Future trends: what executive teams should prepare for next
The next phase of manufacturing ERP governance will be shaped by three forces. First, AI-assisted ERP will increase pressure for cleaner data, stronger process discipline, and better contextual knowledge management. Second, cloud ERP operating models will continue to mature, with more enterprises evaluating the balance between multi-tenant SaaS simplicity and dedicated cloud control. Third, governance will expand beyond ERP transactions into broader enterprise architecture concerns, including event-driven integration, observability, cybersecurity posture, and cross-platform process orchestration.
For Odoo ERP leaders, this means governance should be designed as a long-term capability, not a one-time project artifact. The organizations that scale best will be those that can onboard new plants, acquisitions, product lines, and service models without redesigning the operating model each time. That requires a governed template, a disciplined exception process, and a platform strategy that supports both standardization and controlled evolution.
Executive Conclusion
Manufacturing ERP governance is the mechanism that turns Odoo ERP from a functional system into an enterprise operating platform. In multi-plant environments, standardization without governance becomes fragile, and local flexibility without governance becomes fragmentation.

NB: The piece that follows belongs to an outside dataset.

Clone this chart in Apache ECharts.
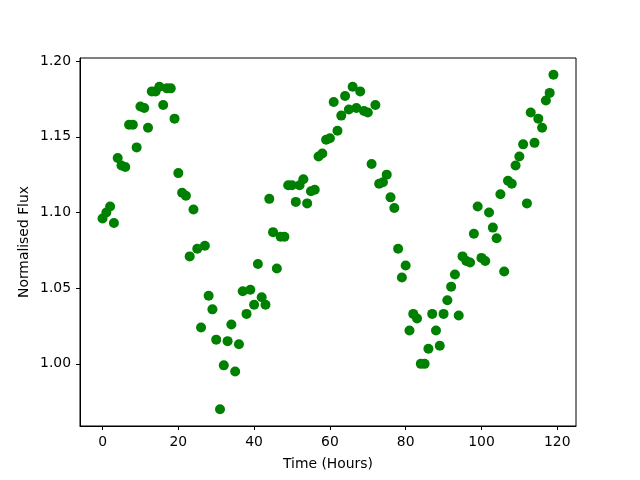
<!DOCTYPE html>
<html>
<head>
<meta charset="utf-8">
<script src="https://cdn.jsdelivr.net/npm/echarts@6/dist/echarts.min.js"></script>
<style>
  html, body { margin: 0; padding: 0; background: #fff; }
  #chart { width: 640px; height: 480px; }
</style>
</head>
<body>
<div id="chart"></div>
<script>
// hours since start (one reading per hour)
const hours = Array.from({ length: 120 }, (_, i) => i);

// normalised flux
const flux = [
  1.096, 1.100, 1.104, 1.093, 1.136, 1.131, 1.130, 1.158, 1.158, 1.143,
  1.170, 1.169, 1.156, 1.180, 1.180, 1.183, 1.171, 1.182, 1.182, 1.162,
  1.126, 1.113, 1.111, 1.071, 1.102, 1.076, 1.024, 1.078, 1.045, 1.036,
  1.016, 0.970, 0.999, 1.015, 1.026, 0.995, 1.013, 1.048, 1.033, 1.049,
  1.039, 1.066, 1.044, 1.039, 1.109, 1.087, 1.063, 1.084, 1.084, 1.118,
  1.118, 1.107, 1.118, 1.122, 1.106, 1.114, 1.115, 1.137, 1.139, 1.148,
  1.149, 1.173, 1.154, 1.164, 1.177, 1.168, 1.183, 1.169, 1.180, 1.167,
  1.166, 1.132, 1.171, 1.119, 1.120, 1.125, 1.110, 1.103, 1.076, 1.057,
  1.065, 1.022, 1.033, 1.030, 1.000, 1.000, 1.010, 1.033, 1.022, 1.012,
  1.033, 1.042, 1.051, 1.059, 1.032, 1.071, 1.068, 1.067, 1.086, 1.104,
  1.070, 1.068, 1.100, 1.090, 1.083, 1.112, 1.061, 1.121, 1.119, 1.131,
  1.137, 1.145, 1.106, 1.166, 1.146, 1.162, 1.156, 1.174, 1.179, 1.191
];

// tick positions
const xTicks = [0, 20, 40, 60, 80, 100, 120];
const yTicks = [1.00, 1.05, 1.10, 1.15, 1.20];

const points = hours.map((h, i) => [h, flux[i]]);

// matplotlib-style 5% margins
const xSpan = hours[hours.length - 1] - hours[0];
const fMin = Math.min(...flux), fMax = Math.max(...flux);
const ySpan = fMax - fMin;

const font = { fontFamily: 'DejaVu Sans', fontSize: 13.9, color: '#000' };

const chart = echarts.init(document.getElementById('chart'), null, { renderer: 'canvas' });

chart.setOption({
  animation: false,
  grid: {
    left: 80, right: 64, top: 58, bottom: 54,
    show: true, borderColor: '#000', borderWidth: 1, backgroundColor: '#fff'
  },
  xAxis: {
    type: 'value',
    min: hours[0] - xSpan * 0.05,
    max: hours[hours.length - 1] + xSpan * 0.05,
    name: 'Time (Hours)',
    nameLocation: 'middle',
    nameGap: 31,
    nameTextStyle: font,
    splitLine: { show: false },
    axisLine: { show: true, onZero: false, lineStyle: { color: '#000', width: 1 } },
    axisTick: { show: true, length: 4, customValues: xTicks, lineStyle: { color: '#000' } },
    axisLabel: { ...font, margin: 9, customValues: xTicks, formatter: v => String(v) }
  },
  yAxis: {
    type: 'value',
    min: fMin - ySpan * 0.05,
    max: fMax + ySpan * 0.05,
    name: 'Normalised Flux',
    nameLocation: 'middle',
    nameGap: 49,
    nameMoveOverlap: false,
    nameTextStyle: font,
    splitLine: { show: false },
    axisLine: { show: true, onZero: false, lineStyle: { color: '#000', width: 1 } },
    axisTick: { show: true, length: 4, customValues: yTicks, lineStyle: { color: '#000' } },
    axisLabel: { ...font, margin: 9, customValues: yTicks, formatter: v => v.toFixed(2) }
  },
  series: [
    {
      type: 'scatter',
      data: points,
      symbol: 'circle',
      symbolSize: 10,
      itemStyle: { color: '#008000', opacity: 1 }
    }
  ]
});
</script>
</body>
</html>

The executive task is to define the right balance: standardize the processes, data, controls, and reporting structures that create scale, while allowing approved local variation where it protects customer commitments, regulatory alignment, or plant performance.
The most effective path is business-led and architecture-aware. Start with process ownership, master data management, and decision rights. Align the cloud ERP model to governance needs, not the other way around. Use Odoo applications where they solve cross-plant control problems, and govern customization carefully. Build integration, security, compliance, and observability into the operating model early. For partners, MSPs, and implementation leaders, this is also where a partner-first ecosystem matters. Providers such as SysGenPro can support white-label ERP platform operations and managed cloud services in ways that strengthen delivery consistency without displacing the partner relationship. Ultimately, operational scalability is not achieved by adding more plants to the ERP. It is achieved by governing how the enterprise runs through it.